Take the looped paper to the wall. Use a small step ladder so you can reach the ceiling. Open out the looped top part and position the end against the ceiling, but with a little over for trimming. Hang one edge against the plumb line marks. Stroke the hanging brush down the centre of the paper to force out air then brush to the edges. With the top in place, open the bottom fold and do the same to the bottom edge. The paper should lie as it comes, not be stretched in any direction, or there will be creases.

At top and bottom rub the back of the scissors into the angle of the ceiling or skirting board to mark where the paper has to be trimmed. Peel the paper back and cut to these lines, then press it back. If there is excess paste, use a sponge to remove it before pressing the paper back. Make sure the whole piece is tight against the wall by looking across it towards the light to see whether air bubbles are trapped.

Slide the next piece of paper into position so the patterns match and the edge makes a neat butt joint with the previous piece, then smooth it and trim top and bottom.


At a corner the angle is unlikely to be accurate enough to allow taking one piece of paper around. Instead, cut the paper so it will reach the corner and wrap around a very small amount. Fix it, then bring the remainder up to it, checking that its further edge is upright. The slight break in the pattern in the corner should not be noticeable.

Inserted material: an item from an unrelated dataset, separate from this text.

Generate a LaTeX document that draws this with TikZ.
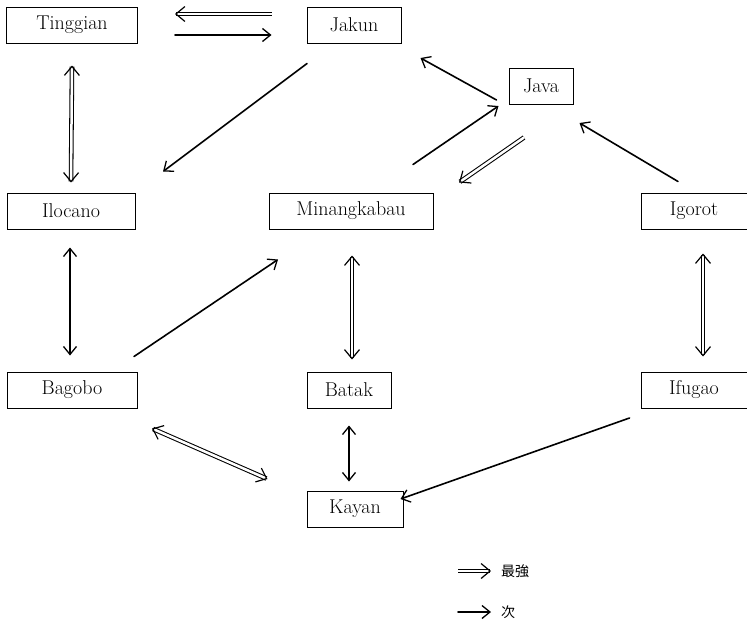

Where the paper has to be cut around doors and window frames, use a similar technique to that used at top and bottom, rubbing to mark the shape and peeling back for trimming. At a window recess, paper inside from the window and wrap over the edges, then bring pieces from the flat wall over them. When papering around a light switch, first unscrew and loosen plastic covering. Place the paper over the top. Feel for the switch by pressing on the knob, making cuts from this diagonally. Wait until the paper is hung before cutting fully to shape. Screw the switch cover back in position, hiding cut edges.